Thankfully the game's visuals are a treat. Mixing tranquil pastel tones reminiscent of the forgotten PS3 and Xbox 360 title El Shaddai: Ascension of the Metatron with Transistor-like techno-chic. The rousing electro-synth 1980s-styled soundtrack also hits the spot in places, despite being entirely unmemorable after you're done.

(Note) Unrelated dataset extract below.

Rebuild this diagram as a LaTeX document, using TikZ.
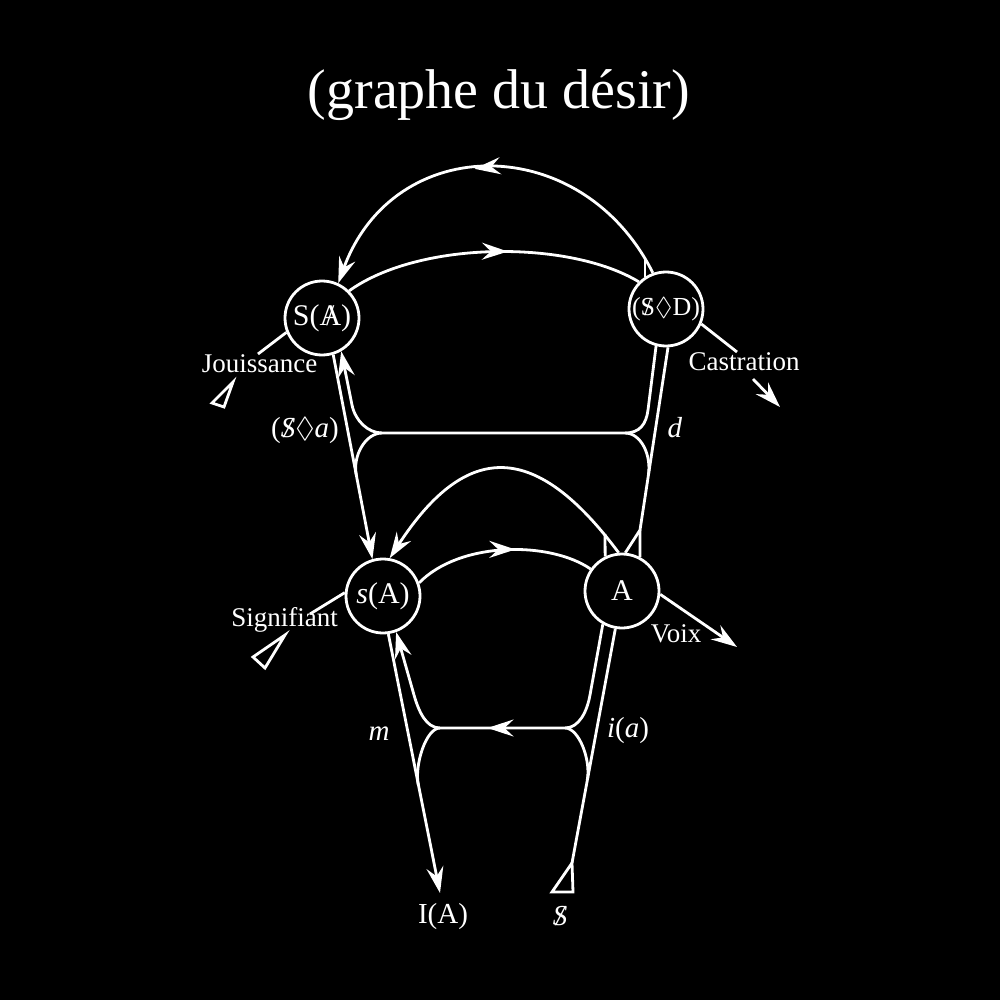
\documentclass[tikz,border=0pt]{standalone}
\usepackage{amssymb}
\usepackage{fontspec}
\setmainfont{Liberation Serif}
\usetikzlibrary{arrows.meta,decorations.markings}
\newcommand{\BarredS}{\ooalign{S\cr\hidewidth/\hidewidth\cr}}
\newcommand{\BarredA}{\ooalign{A\cr\hidewidth/\hidewidth\cr}}
\begin{document}
\begin{tikzpicture}[x=1pt,y=-1pt,
  >={Stealth[length=26pt,width=17pt,inset=9pt]},
  wire/.style={draw=white,line width=2.8pt},
  circ/.style={circle,draw=white,line width=2.8pt,minimum size=74pt,inner sep=0pt,text=white,font=\fontsize{30}{32}\selectfont},
  lbl/.style={text=white,inner sep=0pt,font=\fontsize{27}{30}\selectfont},
  mlbl/.style={text=white,inner sep=0pt,font=\fontsize{29}{31}\selectfont},
  midarrow/.style={postaction={decorate,decoration={markings,mark=at position #1 with {\arrow{>}}}}}
]
\fill[black] (0,0) rectangle (1000,1000);
\useasboundingbox (0,0) rectangle (1000,1000);

% title
\node[text=white,inner sep=0pt,font=\fontsize{56}{62}\selectfont] (title) at (499,95) {(graphe du désir)};

% nodes
\node[circ] (S) at (322,318) {S(\BarredA)};
\node[circ,font=\fontsize{26}{28}\selectfont] (D) at (666,309) {(\BarredS$\lozenge$D)};
\node[circ] (sA) at (383,596) {\textit{s}(A)};
\node[circ] (A) at (622,591) {A};

% labels
\node[lbl] (jou) at (259.5,364) {Jouissance};
\node[lbl] (sig) at (284.5,620) {Signifiant};
\node[lbl] (cas) at (744,362) {Castration};
\node[lbl] (voix) at (676,634) {Voix};
\node[mlbl] (lm) at (379,734) {\textit{m}};
\node[mlbl] (lia) at (628,731) {\textit{i}(\textit{a})};
\node[mlbl] (ld) at (675,428) {\textit{d}};
\node[mlbl] (lsa) at (305,431) {(\textit{\BarredS}$\lozenge$\textit{a})};
\node[mlbl] (IA) at (443,917) {I(A)};
\node[mlbl] (subj) at (560,916) {\textit{\BarredS}};

% coordinates
\coordinate (jstart) at (258,354);
\coordinate (jtri) at (233,382);
\coordinate (sstart) at (310,614);
\coordinate (stri) at (285,635);
\coordinate (cend) at (737,352);
\coordinate (cbeg) at (753,379);
\coordinate (ctip) at (780,407);
\coordinate (vtip) at (737,647);
\coordinate (IAtip) at (440,893);
\coordinate (dtri) at (572,863);

% start triangles
\draw[wire,line join=miter] (212,403) -- (224,407) -- (jtri) -- cycle;
\draw[wire,line join=miter] (253,657) -- (265,668) -- (stri) -- cycle;
\draw[wire,line join=miter] (552,892) -- (573,892) -- (dtri) -- cycle;

% upper chain
\draw[wire] (jstart) -- (S.202);
\draw[wire,midarrow=0.55] (S.45) .. controls (420,240) and (570,240) .. (D.135);
\draw[wire] (D.-23) -- (cend);
\draw[wire,->] (cbeg) -- (ctip);

% big upper arc
\draw[wire,->,midarrow=0.54] (D.110) .. controls (582,131) and (394,131) .. (S.65);
\draw[wire] (645,258) -- (645,277);

% lower chain
\draw[wire] (sstart) -- (sA.175);
\draw[wire,midarrow=0.57] (sA.20) .. controls (460,541) and (550,541) .. (A.145);
\draw[wire,->] (A.-5) -- (vtip);

% lower arc
\draw[wire,->] (A.95) .. controls (537,443) and (468,438) .. (sA.80);
\draw[wire] (605,534) -- (A.116);

% upper bridge
\draw[wire,->] (S.-73) -- (sA.106);
\draw[wire,->] (D.-105) -- (648,410) .. controls (646.2,423.9) and (640,433) .. (625,433)
   -- (382,433) .. controls (368,433) and (355.2,420.7) .. (352,405) -- (S.-60);
\draw[wire] (382,433) .. controls (366,433) and (352.5,455) .. (356.3,475);
\draw[wire] (625,433) .. controls (641,433) and (651.5,455) .. (648.4,475);
\draw[wire] (D.-87) -- (640,530) -- (A.85);
\draw[wire] (640,530) -- (A.62);

% lower bridge
\draw[wire,->] (sA.-82.5) -- (IAtip);
\draw[wire,->] (A.-120) -- (590,695) .. controls (587,711.7) and (579,728) .. (565,728)
   -- (440,728) .. controls (426,728) and (418.7,711.4) .. (414,695) -- (sA.-70);
\draw[wire,midarrow=0.62] (565,728) -- (440,728);
\draw[wire] (440,728) .. controls (426,728) and (414.3,765) .. (418.3,785);
\draw[wire] (565,728) .. controls (579,728) and (591,760) .. (587.3,780);
\draw[wire] (dtri) -- (A.-100);
\end{tikzpicture}
\end{document}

The undisputed highlight of Furi though is the character design from Afro Samurai creator Takashi Okazaki. Although the protagonist looks like a Final Fantasy reject, the game's villains are uniformly superb, whether it's a Ghost in the Shell-like robot, a multi-faced jailer or a beardy, headphone-sporting telekinetic old man that looks a bit like Metal Gear Solid 3's The End.

Furi (6/10)

Furi is an eye-popping, neon-bathed gauntlet which, in its best moments, is an adrenaline rush of lightning-fast, blink-and-you'll-die combat. At times, the delicate juggling act between bullet-dodging defence and stylishly-animated offence is undeniable, but as the game's frustrations begin to creep in it becomes impossible to maintain the kind of singular focus its stern difficulty level demands. There is no room for error, no lucky escapes, just an input that is right or wrong which leaves a sour taste. For all its intermittent brilliance, Furi too often lacks a key ingredient that will keep it from ascending beyond cult curio status: fun.